In rising middle-class neighbourhoods of London, an author-journalist friend notices a pronounced dwindling of 'creative' types among parents comparing his older son's class to that of his young daughter.

In rising middle-class neighbourhoods of London, an author-journalist friend notices a pronounced dwindling of 'creative' types among parents comparing his older son's class to that of his young daughter. Bankers, fund managers and lawyers seem to have crowded out journalists, academics and artists from Clapham to Muswell Hill. Is this just middle-class navel-gazing or is there something more serious taking place?

The long-term increase in inequality between the university-educated and the rest, especially in the Anglo-Saxon world, is rightly seen as a pressing concern. Economists cite 'skill-biased' technological change. The computer has automated repetitive clerical skills and manufacturing jobs require fewer hands. The net result is more demand for sophisticated thinking, which favours the cognitive elite while deskilling clerical and manual workers. This is a familiar story, and one that accords with our unexamined instinct that rewards continually move in the direction of brains over brawn.

Is this correct? If so, how do we explain the fact that in the United States, between 1970 and 1997, the lowest tenth of college graduates saw their income drop 29% while the top tenth earned 28% more. Among high school graduates, George Neumann and Beth Ingram also reveal that the bottom tenth experienced a drop of only 5% in these three decades while the top decile gained a mere 5% more. This points to a widening chasm in earnings opening up between the left- and right-brained, and between the optimally-educated and overeducated.

Why? History tells us that different eras reward different skills. As a caveman, you need brute strength and cunning. At court, charisma and social skills. Prior to the industrial revolution, power was the key to controlling wealth so courtly skills still counted. Even capitalism was often mercantilist: the British East India Company used its guns as much as its bookkeeping to monopolise markets and resources. With secure property rights and the rise of the modern state, disciplined, rational capital accumulation took over. Thymotic man gave way to Nietzsche's dull, bourgeois Last Man and Scrooge outshone Napoleon. Since the 1960s, the era of heavy industry has been superseded by an information society in which theoretical knowledge, cognitive skills and symbolic manipulation are prized. But is it really the case that knowledge is power in today's digital economy?

Where this story goes off the rails is in its presumption that everything moves in a linear direction towards more information and greater creativity. When mass production using unskilled workers displaced craft-dependent manufacturing, fine skills were lost and brawn replaced brains. Today, it is increasingly evident that 'creative' types at the highest end of the informational spectrum are the craft workers of today, flattened by the decline of the welfare state and the internet revolution.

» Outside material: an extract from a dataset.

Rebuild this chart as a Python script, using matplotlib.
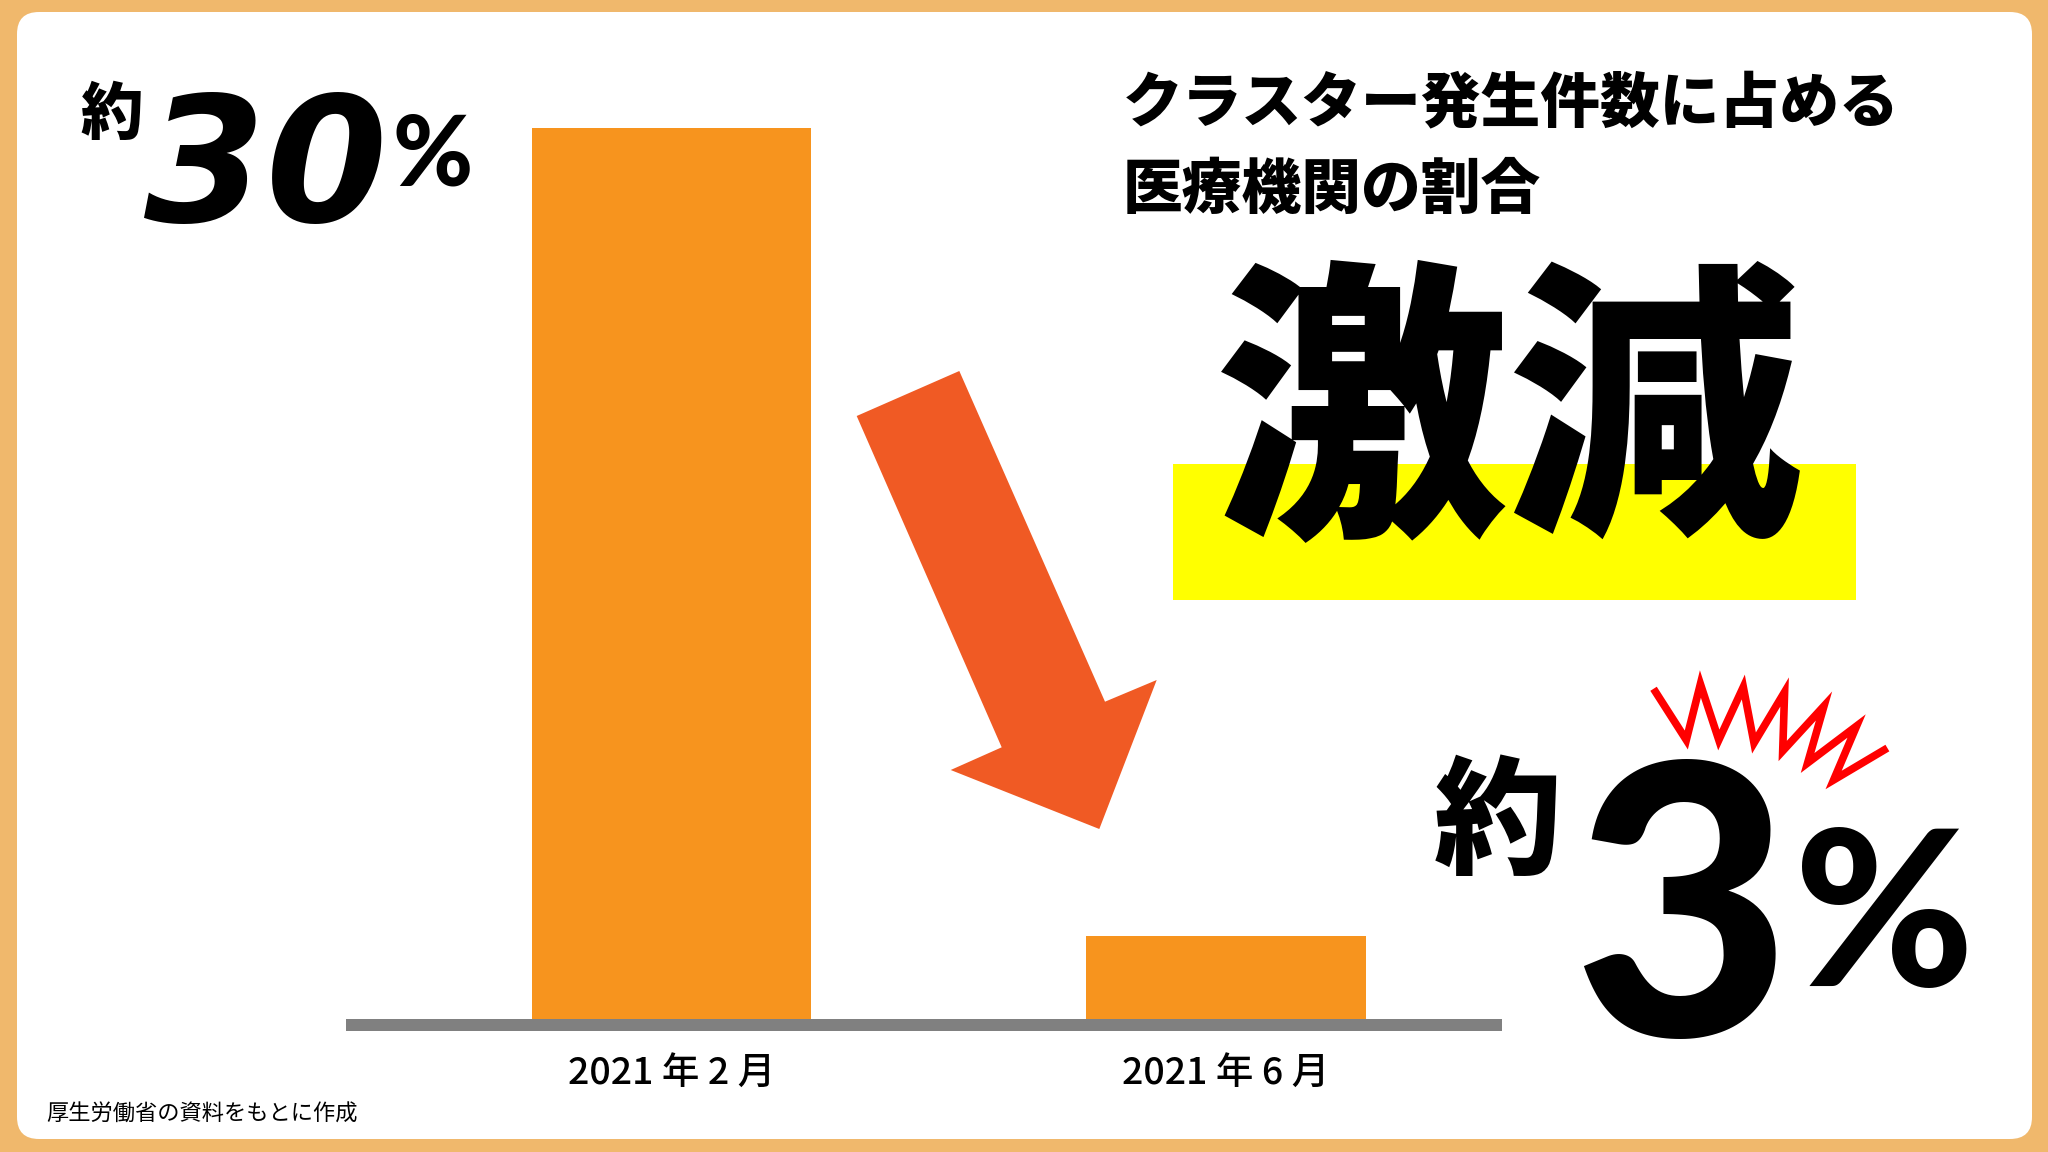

Richard Florida's oft-cited Rise of the Creative Class (2002) makes the case that innovative professionals spawn economic growth in 'creative cities' like San Francisco or Boston. These cities tend to be diverse in ethnic and lifestyle terms, thus a city's 'gay index' or 'bohemian index' score is held to predict higher per capita income. However, Dr. Florida's own figures reveal that his avant-garde, the 'super-creative core' actually earn significantly less than their more practical, less dynamic managers. Other work shows that the gay and bohemian indices are not significant predictors of cities' average income when other factors are taken into account. This should have raised the alarm that there are limits to the financial benefits of critical thinking.

Economists now possess data which allows them to dissect occupations according to the specific skills they require. This permits a more fine-grained distinction between forms of human capital and takes us beyond the simplistic world of high school versus university education. The picture that emerges is fascinating. According to Todd Gabe of the University of Maine, the occupations ranking highest on the creativity index - physicists, actors, artists, writers - are far from being the best remunerated. In addition, holding a creative job in an industry populated by lots of other creative people markedly depresses your earnings. The best situation is to be a creative person in a field well-stocked with uncreative people. In other words, actors and writers are lucky to earn a living wage while the few creative minds in the taxicab industry pocket high salaries.

This reflects the relatively new trend of growing wage disparities within the knowledge class that Newman and Ingram highlight. Only talent that can be captured by the market can earn large wage premiums and this means that STEM (Science, Technology, Engineering, Math) skills pay more. The fact that recent Engineering graduates at Gabe's university earned $25,000 more than Liberal Arts graduates speaks to this phenomenon.

This extends to the level of entire cities. After controlling for general education level, Ryan Wallace shows that only specific talents can be exchanged for cash. Places with high concentrations of math skills are the wealthiest. Those with an oversupply of professors, teachers, librarians, writers and research scientists are significantly poorer, all else being equal. Once again, the lesson seems to be that creativity and knowledge pay, but only up to a point. Beyond a certain threshold, they become costly luxuries. You can be wealthy or creative, but not both.